> _EXERCISE PROMPT_:
From the first line of the data below through the line bearing "ngl = [85, 88, 88]", reproduce each line exactly; do not include pictures.
========
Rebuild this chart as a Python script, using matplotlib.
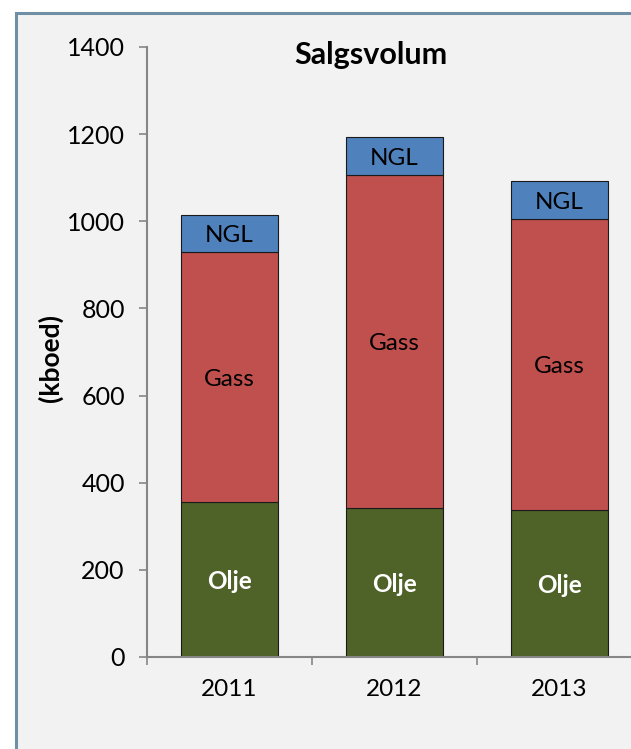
import matplotlib
matplotlib.use("agg")
import matplotlib.pyplot as plt
from matplotlib.patches import Rectangle
import numpy as np

plt.rcParams["font.family"] = ["Lato", "DejaVu Sans"]

years = ["2011", "2012", "2013"]
olje = [355, 342, 337]
gass = [575, 764, 668]
ngl = [85, 88, 88]

series = [("Olje", olje, "#4F6228", "white", "bold"),
          ("Gass", gass, "#C0504D", "black", "normal"),
          ("NGL", ngl, "#4F81BD", "black", "normal")]

W, H = 631, 749
fig = plt.figure(figsize=(W / 100, H / 100), dpi=100)
fig.patch.set_facecolor("white")

# chart frame (right/bottom edges run off the image)
fig.patches.append(Rectangle((16 / W, -0.05), 1.2, 1.05 - 13 / H,
                             transform=fig.transFigure, facecolor="#F2F2F2",
                             edgecolor="#6F90A4", lw=2.2, zorder=-5))

ax = fig.add_axes([147 / W, (H - 657) / H, 495 / W, 610 / H])
ax.set_facecolor("none")
ax.set_zorder(2)

x = np.arange(len(years))
bottom = np.zeros(len(years))
for name, vals, color, tcolor, weight in series:
    vals = np.array(vals, dtype=float)
    ax.bar(x, vals, width=0.59, bottom=bottom, color=color,
           edgecolor="#1a1a1a", linewidth=0.8, zorder=2)
    for xi, b, v in zip(x, bottom, vals):
        ax.text(xi, b + v / 2 - 5, name, ha="center", va="center",
                fontsize=17.5, color=tcolor, fontweight=weight, zorder=3)
    bottom += vals

ax.set_xlim(-0.5, 2.5)
ax.set_ylim(0, 1400)
ax.set_yticks(np.arange(0, 1401, 200))
ax.set_xticks(x)
ax.set_xticklabels(years)
ax.set_xticks(np.arange(-0.5, 2.6, 1), minor=True)
ax.tick_params(axis="x", which="major", length=0, pad=16, labelsize=17.5)
ax.tick_params(axis="x", which="minor", length=6, color="#868686", width=1.2)
ax.tick_params(axis="y", length=6, color="#868686", width=1.2, pad=10,
               labelsize=18)
for s in ["top", "right"]:
    ax.spines[s].set_visible(False)
for s in ["left", "bottom"]:
    ax.spines[s].set_color("#868686")
    ax.spines[s].set_linewidth(1.5)

fig.text(50 / W, 1 - 358 / H, "(kboed)", rotation=90, ha="center",
         va="center", fontsize=19, fontweight="bold")
fig.text(371 / W, 1 - 55 / H, "Salgsvolum", ha="center", va="center",
         fontsize=22, fontweight="bold")

fig.savefig("out.png", dpi=100)
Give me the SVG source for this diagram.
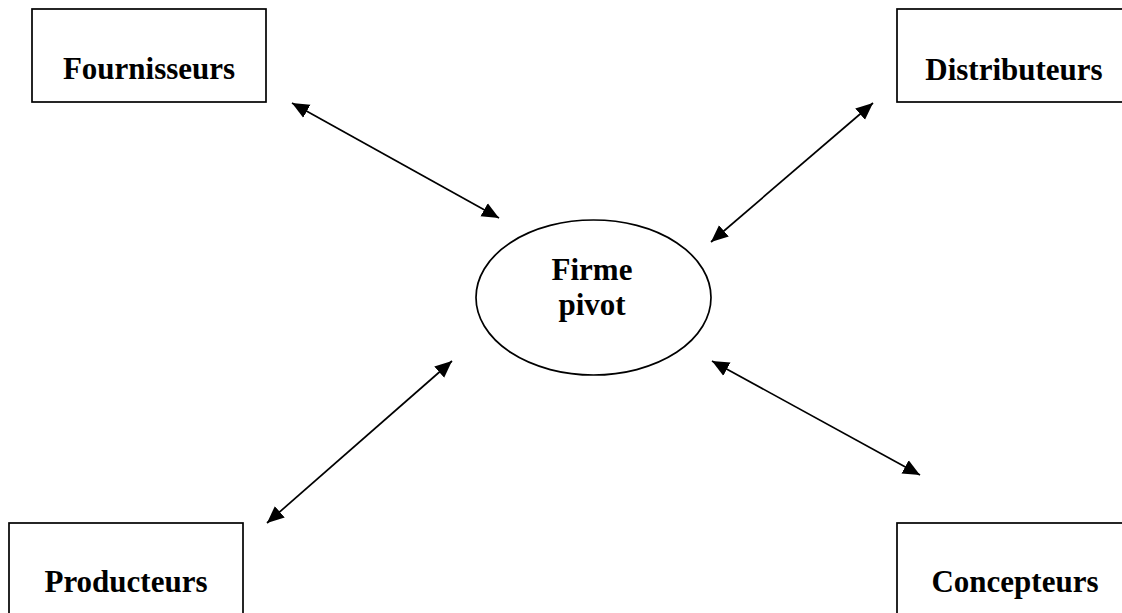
========
> _TASK OUTPUT_:
Rebuild this chart as a Python script, using matplotlib.
import matplotlib
matplotlib.use("agg")
import matplotlib.pyplot as plt
from matplotlib.patches import Rectangle
import numpy as np

plt.rcParams["font.family"] = ["Lato", "DejaVu Sans"]

years = ["2011", "2012", "2013"]
olje = [355, 342, 337]
gass = [575, 764, 668]
ngl = [85, 88, 88]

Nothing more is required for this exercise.